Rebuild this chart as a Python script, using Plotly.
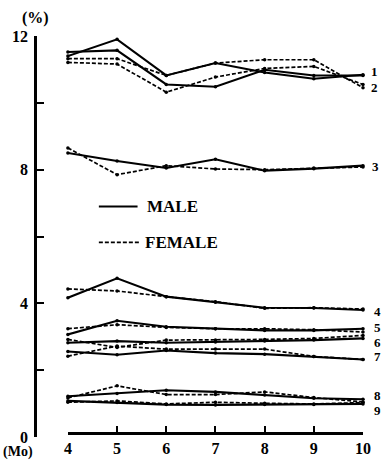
import plotly.graph_objects as go

# Months of observation (x axis)
months = [4, 5, 6, 7, 8, 9, 10]

# Percentages per group, male (solid) and female (dashed)
male_1 = [11.40, 11.90, 10.82, 11.19, 10.91, 10.72, 10.84]
female_1 = [11.32, 11.32, 10.82, 11.19, 11.29, 11.29, 10.45]
male_2 = [11.52, 11.57, 10.55, 10.48, 10.99, 10.82, 10.82]
female_2 = [11.21, 11.16, 10.32, 10.77, 11.03, 11.09, 10.55]
male_3 = [8.50, 8.26, 8.05, 8.31, 7.97, 8.03, 8.12]
female_3 = [8.65, 7.85, 8.12, 8.02, 8.00, 8.05, 8.08]
male_4 = [4.17, 4.75, 4.20, 4.03, 3.87, 3.86, 3.80]
female_4 = [4.43, 4.37, 4.20, 4.05, 3.85, 3.87, 3.83]
male_5 = [3.07, 3.48, 3.30, 3.24, 3.19, 3.19, 3.24]
female_5 = [3.24, 3.36, 3.28, 3.24, 3.24, 3.21, 3.14]
male_6 = [2.82, 2.87, 2.82, 2.84, 2.87, 2.90, 2.95]
female_6 = [2.92, 2.68, 2.90, 2.90, 2.92, 2.95, 3.04]
male_7 = [2.56, 2.46, 2.59, 2.51, 2.48, 2.41, 2.32]
female_7 = [2.42, 2.72, 2.63, 2.63, 2.63, 2.41, 2.32]
male_8 = [1.22, 1.30, 1.40, 1.35, 1.26, 1.16, 1.13]
female_8 = [1.17, 1.53, 1.27, 1.27, 1.35, 1.18, 1.05]
male_9 = [1.08, 1.03, 0.97, 0.96, 0.97, 0.97, 0.99]
female_9 = [1.04, 1.08, 0.99, 1.04, 1.01, 0.99, 1.03]

male_series = [male_1, male_2, male_3, male_4, male_5, male_6, male_7, male_8, male_9]
female_series = [female_1, female_2, female_3, female_4, female_5, female_6, female_7, female_8, female_9]

# Group numbers written at the right-hand end of the lines
group_labels = ["1", "2", "3", "4", "5", "6", "7", "8", "9"]
group_label_y = [10.95, 10.45, 8.1, 3.75, 3.28, 2.84, 2.4, 1.25, 0.8]
group_label_px = [377, 377, 378, 380, 380, 380, 380, 380, 380]

y_tickvals = [0, 2, 4, 6, 8, 10, 12]
y_ticktext = ["0", "", "4", "", "8", "", "12"]

FONT = "Liberation Serif"
W, H = 383, 469
ML, MR, MT, MB = 31, 13, 36, 19
PW, PH = W - ML - MR, H - MT - MB


def paper_x(px):
    return (px - ML) / PW


def paper_y(py):
    return (H - MB - py) / PH


fig = go.Figure()

for ys in female_series:
    fig.add_trace(go.Scatter(
        x=months, y=ys, mode="lines+markers",
        line=dict(color="black", width=1.7, dash="4px,2px"),
        marker=dict(color="black", size=3.5),
        cliponaxis=False, showlegend=False, hoverinfo="skip",
    ))

for ys in male_series:
    fig.add_trace(go.Scatter(
        x=months, y=ys, mode="lines+markers",
        line=dict(color="black", width=2.1),
        marker=dict(color="black", size=3.5),
        cliponaxis=False, showlegend=False, hoverinfo="skip",
    ))

bold = dict(family=FONT, size=16, color="black", weight="bold")

annotations = []
for lab, yv, px in zip(group_labels, group_label_y, group_label_px):
    annotations.append(dict(
        x=paper_x(px), xref="paper", y=yv, yref="y", text=lab,
        showarrow=False, xanchor="left", yanchor="middle",
        font=dict(bold, size=13), borderpad=0,
    ))

# Axis unit captions
annotations.append(dict(x=paper_x(31), xref="paper", y=paper_y(17), yref="paper",
                        text="(%)", showarrow=False, xanchor="center",
                        yanchor="middle", font=dict(bold, size=16), borderpad=0))
annotations.append(dict(x=paper_x(-3), xref="paper", y=paper_y(465), yref="paper",
                        text="(Mo)", showarrow=False, xanchor="left",
                        yanchor="middle", font=dict(bold, size=14), borderpad=0))

# Key: line samples with captions
annotations.append(dict(x=paper_x(145), xref="paper", y=paper_y(212), yref="paper",
                        text="MALE", showarrow=False, xanchor="left",
                        yanchor="middle", font=dict(bold, size=17)))
annotations.append(dict(x=paper_x(143), xref="paper", y=paper_y(249), yref="paper",
                        text="FEMALE", showarrow=False, xanchor="left",
                        yanchor="middle", font=dict(bold, size=17)))

shapes = [
    dict(type="line", xref="paper", yref="paper",
         x0=paper_x(97), x1=paper_x(137), y0=paper_y(212), y1=paper_y(212),
         line=dict(color="black", width=2.1)),
    dict(type="line", xref="paper", yref="paper",
         x0=paper_x(97), x1=paper_x(140), y0=paper_y(249), y1=paper_y(249),
         line=dict(color="black", width=1.7, dash="4px,2px")),
]

fig.update_layout(
    width=W, height=H,
    margin=dict(l=ML, r=MR, t=MT, b=MB),
    paper_bgcolor="white", plot_bgcolor="white",
    showlegend=False,
    annotations=annotations,
    shapes=shapes,
    xaxis=dict(
        domain=[paper_x(65), 1], range=[4, 10],
        anchor="free", position=0.01,
        showline=True, linecolor="black", linewidth=2.5,
        ticks="inside", ticklen=6, tickwidth=2, tickcolor="black",
        tickvals=months, ticktext=[str(m) for m in months],
        tickfont=bold, showgrid=False, zeroline=False,
    ),
    yaxis=dict(
        domain=[0, 1], range=[0, 12],
        anchor="free", position=0,
        showline=True, linecolor="black", linewidth=2.5,
        ticks="inside", ticklen=7, tickwidth=2, tickcolor="black",
        tickvals=y_tickvals, ticktext=y_ticktext,
        tickfont=bold, ticklabelstandoff=3,
        showgrid=False, zeroline=False,
    ),
)

fig.write_html("out.html")
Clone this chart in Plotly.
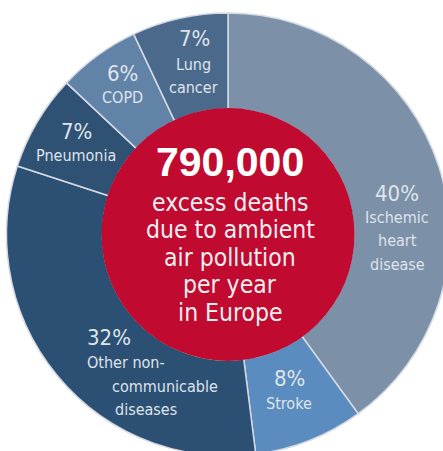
import plotly.graph_objects as go

# ---- data ----
causes = ["Ischemic heart disease", "Stroke", "Other non-communicable diseases",
          "Pneumonia", "COPD", "Lung cancer"]
shares = [40, 8, 32, 7, 6, 7]
colors = ["#7c90a8", "#5a8cbf", "#2c5074", "#2e5174", "#6283a8", "#4b6a8b"]
center_title = "790,000"
center_lines = ["excess deaths", "due to ambient", "air pollution", "per year", "in Europe"]

# ---- geometry (pixels) ----
W, H = 456, 469          # figure size (page crops to 443x451)
CX, CY, R = 228, 234.5, 221.5
R_IN = 125.5

def px(x):
    return x / W

def py(y):
    return 1 - y / H

NARROW = "DejaVu Sans Condensed, Roboto, sans-serif"
BOLD = "Liberation Sans, Arial, Helvetica, sans-serif"
LABEL_COL = "#dfe4eb"

fig = go.Figure()
fig.add_trace(go.Pie(
    labels=causes, values=shares, sort=False, direction="clockwise", rotation=0,
    hole=R_IN / R, textinfo="none", hoverinfo="label+percent",
    marker=dict(colors=colors, line=dict(color="#d4dae3", width=1.5)),
    domain=dict(x=[px(CX - R), px(CX + R)], y=[0, 1]),
    showlegend=False,
))

shapes = [dict(type="circle", xref="paper", yref="paper",
               x0=px(CX - R_IN - 1), x1=px(CX + R_IN + 1),
               y0=py(CY + R_IN + 1), y1=py(CY - R_IN - 1),
               fillcolor="#c00a30", line=dict(width=0), layer="above")]

# slice labels: (text, x, y, size, anchor)
pct_size, lab_size = 22, 16
slice_labels = [
    ("7%", 194, 38, pct_size, "center"), ("Lung", 193, 64, lab_size, "center"),
    ("cancer", 193, 87, lab_size, "center"),
    ("6%", 122, 73, pct_size, "center"), ("COPD", 122, 98, lab_size, "center"),
    ("7%", 76, 131, pct_size, "center"), ("Pneumonia", 76, 156, lab_size, "center"),
    ("40%", 397, 193, pct_size, "center"), ("Ischemic", 397, 217, lab_size, "center"),
    ("heart", 397, 240, lab_size, "center"), ("disease", 397, 264, lab_size, "center"),
    ("8%", 289, 378, pct_size, "center"), ("Stroke", 289, 403, lab_size, "center"),
    ("32%", 85, 337, pct_size, "left"), ("Other non-", 85, 362, lab_size, "left"),
    ("communicable", 110, 386, lab_size, "left"), ("diseases", 113, 409, lab_size, "left"),
]
annotations = []
for t, x, y, s, a in slice_labels:
    annotations.append(dict(text=t, x=px(x), y=py(y), xref="paper", yref="paper",
                            xanchor=a, yanchor="middle", showarrow=False,
                            font=dict(family=NARROW, size=s, color=LABEL_COL)))

annotations.append(dict(text="<b>" + center_title + "</b>", x=px(230), y=py(162),
                        xref="paper", yref="paper", xanchor="center", yanchor="middle",
                        showarrow=False, font=dict(family=BOLD, size=41, color="#ffffff")))
for i, line in enumerate(center_lines):
    annotations.append(dict(text=line, x=px(230), y=py(202 + 27.5 * i),
                            xref="paper", yref="paper", xanchor="center", yanchor="middle",
                            showarrow=False, font=dict(family=NARROW, size=24.5, color="#f6eef0")))

fig.update_layout(width=W, height=H, margin=dict(l=0, r=0, t=0, b=0),
                  paper_bgcolor="white", plot_bgcolor="white",
                  shapes=shapes, annotations=annotations)

fig.write_html("out.html", config={"displayModeBar": False},
               post_script="document.documentElement.style.overflow='hidden';"
                           "document.body.style.overflow='hidden';"
                           "document.body.style.margin='0';")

*-*-*

To be done =>
Check each line of the entries for the string "this". Copy the lines that have it.

Exercise answer =>
Rebuild this chart as a Python script, using Plotly.
Clone this chart in Plotly.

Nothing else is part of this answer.